Turtle Bay Towers was being used for offices and light manufacturing when an explosion funneled up the elevator shafts in 1974, blowing out a 50-foot-wide section of the brick facade from street level to the top story.
“Few expected anyone to find a way to salvage the building for reuse, and even fewer thought it had any potential as housing. Because it was a through-block building, no one could imagine any way to introduce enough light, because there were windows only on the sides facing 46th and 47th Streets,” Bee says.
“Our attempt to adapt the building as multifamily housing coincided with the rise in popularity of live-work lofts and residential styles previously favored by artists. By reclaiming some of the height of each floor we were able to introduce sleeping lofts, which really made the project work. It was very chic suddenly to live in the Bohemian style in a huge soaring space, so the project’s timing was ideal.”
RKTB was able to redevelop the square footage of the elevator shaft and transfer it to the setbacks on the higher floors of the wedding cake-style building, which they enclosed in greenhouse-style windows. “The result was a breakthrough in housing typology. No one had seen anything like it except in artist housing,” Bee says.
By converting the elevators to passenger use and cutting away the demolished shafts, the design provided a street-level courtyard that opened up a full 200-foot height of the west wall of apartments to natural light.
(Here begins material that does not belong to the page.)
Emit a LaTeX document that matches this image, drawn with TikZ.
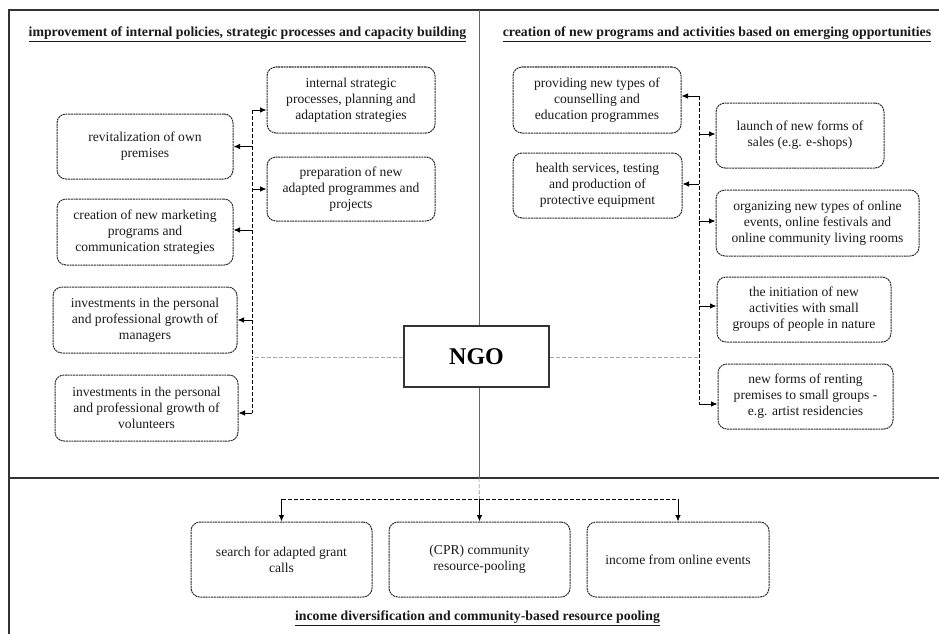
\documentclass[tikz,border=0pt]{standalone}
\usepackage{fontspec}
\setmainfont{Liberation Serif}
\usetikzlibrary{arrows.meta}
\definecolor{frame}{HTML}{333333}
\definecolor{boxline}{HTML}{2A2A2A}
\definecolor{txt}{HTML}{1A1A1A}
\begin{document}
\begin{tikzpicture}[x=1pt,y=-1pt,
  box/.style={draw=boxline, line width=1pt, dash pattern=on 2pt off 0.7pt, rounded corners=9pt,
    align=center, inner sep=0pt, text=txt, font=\fontsize{13.6}{16}\selectfont},
  ttl/.style={font=\bfseries\fontsize{13.8}{15}\selectfont, text=txt, inner sep=0pt},
  trunk/.style={draw=black, line width=0.8pt, dash pattern=on 4pt off 2pt},
  link/.style={draw=gray!70, line width=0.8pt, dash pattern=on 4pt off 2pt},
  arr/.style={draw=black, line width=0.9pt, -{Latex[length=6.5pt,width=5.5pt]}},
  ngo/.style={draw=frame, line width=1.1pt, fill=white, minimum width=145pt, minimum height=61pt,
    inner sep=0pt, font=\bfseries\fontsize{24}{24}\selectfont}]
\useasboundingbox (0,0) rectangle (939,634);
% frame
\draw[frame, line width=1.3pt] (9,634) -- (9,10) -- (939,10);
\draw[frame, line width=1.3pt] (9,478) -- (939,478);
\draw[gray!80!black, line width=1pt] (479,10) -- (479,478);
% titles
\node[ttl] (t1) at (247.5,34) {\underline{improvement of internal policies, strategic processes and capacity building}};
\node[ttl] (t2) at (717,34) {\underline{creation of new programs and activities based on emerging opportunities}};
\node[ttl] (t3) at (477.5,618) {\underline{income diversification and community-based resource pooling}};
% NGO
\node[ngo] (ngo) at (476.5,356.5) {NGO};
% left boxes
\node[box, minimum width=168pt, minimum height=66pt] (internal) at (351,100) {internal strategic\\processes, planning and\\adaptation strategies};
\node[box, minimum width=168pt, minimum height=64pt] (prep) at (351,189) {preparation of new\\adapted programmes and\\projects};
\node[box, minimum width=176pt, minimum height=65pt] (revit) at (145,146.5) {revitalization of own\\premises};
\node[box, minimum width=176pt, minimum height=66pt] (market) at (145,232) {creation of new marketing\\programs and\\communication strategies};
\node[box, minimum width=184pt, minimum height=66pt] (managers) at (145,320) {investments in the personal\\and professional growth of\\managers};
\node[box, minimum width=183pt, minimum height=66pt] (volunteers) at (146.5,408) {investments in the personal\\and professional growth of\\volunteers};
% right boxes
\node[box, minimum width=168pt, minimum height=66pt] (counsel) at (597,100) {providing new types of\\counselling and\\education programmes};
\node[box, minimum width=169pt, minimum height=65pt] (health) at (597.5,185.5) {health services, testing\\and production of\\protective equipment};
\node[box, minimum width=168pt, minimum height=65pt] (launch) at (800,135.5) {launch of new forms of\\sales (e.g. e-shops)};
\node[box, minimum width=203pt, minimum height=66pt] (organize) at (817.5,223) {organizing new types of online\\events, online festivals and\\online community living rooms};
\node[box, minimum width=174pt, minimum height=65pt] (initiate) at (804,309.5) {the initiation of new\\activities with small\\groups of people in nature};
\node[box, minimum width=175pt, minimum height=65pt] (renting) at (805.5,396.5) {new forms of renting\\premises to small groups -\\e.g. artist residencies};
% bottom boxes
\node[box, minimum width=181pt, minimum height=75pt] (grant) at (281.5,559.5) {search for adapted grant\\calls};
\node[box, minimum width=181pt, minimum height=75pt] (cpr) at (479.5,559.5) {(CPR) community\\resource-pooling};
\node[box, minimum width=182pt, minimum height=75pt] (online) at (678,559.5) {income from online events};
% left trunk
\coordinate (ltop) at (252,110);
\coordinate (lbot) at (252,413);
\coordinate (lmid) at (252,357);
\draw[trunk] (ltop) -- (lbot);
\draw[link] (ngo.west |- lmid) -- (lmid);
\draw[arr] (ltop) -- (ltop -| internal.west);
\draw[arr] (ltop |- prep.west) -- (prep.west);
\draw[arr] (ltop |- revit.east) -- (revit.east);
\draw[arr] ([yshift=2pt]ltop |- market.east) -- ([yshift=2pt]market.east);
\draw[arr] (ltop |- managers.east) -- (managers.east);
\draw[arr] (lbot) -- (lbot -| volunteers.east);
% right trunk
\coordinate (rtop) at (699,96);
\coordinate (rbot) at (699,404);
\coordinate (rmid) at (699,357);
\draw[trunk] (rtop) -- (rbot);
\draw[link] (ngo.east |- rmid) -- (rmid);
\draw[arr] (rtop) -- (rtop -| counsel.east);
\draw[arr] ([yshift=1.5pt]rtop |- launch.west) -- ([yshift=1.5pt]launch.west);
\draw[arr] ([yshift=1.5pt]rtop |- health.east) -- ([yshift=1.5pt]health.east);
\draw[arr] ([yshift=2pt]rtop |- organize.west) -- ([yshift=2pt]organize.west);
\draw[arr] ([yshift=3.5pt]rtop |- initiate.west) -- ([yshift=3.5pt]initiate.west);
\draw[arr] (rbot) -- (rbot -| renting.west);
% bottom
\coordinate (bdiv) at (479,478);
\coordinate (bl) at (281.5,499);
\coordinate (bc) at (479.5,499);
\coordinate (br) at (678,499);
\draw[link] (bdiv) -- (bc);
\draw[trunk] (bl) -- (br);
\draw[arr] (bl) -- (grant.north);
\draw[arr] (bc) -- (cpr.north);
\draw[arr] (br) -- (online.north);
\end{tikzpicture}
\end{document}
This change decreased the building’s total volume, and zoning regulations permitted this lost space to be regained in the form of those greenhouse windows.
“For us it was exciting to have the chance to be inventive and creative, solving multiple problems with a design solution that created fabulous homes. We were humbled to receive an AIA Honor Award, bestowed in recognition of the project setting a new precedent and offering a new way of thinking about housing and development,” Bee says.
RKTB has thrown its support behind creating more affordable housing solutions and saving historic buildings, inspired in part by their own design of Turtle Bay Towers. Bee says putting the right policies and incentives in place is critical. A mix of tax breaks and zoning and building code exceptions could make converting commercial office properties into affordable housing a faster and more widely adopted solution.
But these efforts are not without challenges, and most of those challenges reflect the basic requirements for habitable residential units, which office structures often lack. For example, healthy living spaces have robust ratios of window area to floor area.
Over the years RKTB has converted a number of commercial buildings into market-rate and even luxury residences, cutting straight through the floor plate on every floor to create a central atrium, bringing abundant natural light and air deep into the buildings. Bee points to Turtle Bay Towers in Manhattan’s Midtown East as one of the firm’s earliest such works, as well as Franklin Trust Tower in Brooklyn Heights and a landmark warehouse in Brooklyn’s Fulton Ferry District.
Regulations governing affordable housing present other challenges. For example, New York City’s Department of Housing Preservation and Development recently published a new set of design guidelines for affordable housing, which Bee thinks could lead to cramped conditions in some locations.
Peter Bafitis, Bee’s partner and a co-chair of the AIA New York Chapter’s Housing Committee, agrees. “People need a comfortable, healthy place to live. It’s not enough to deliver something affordable,” he says.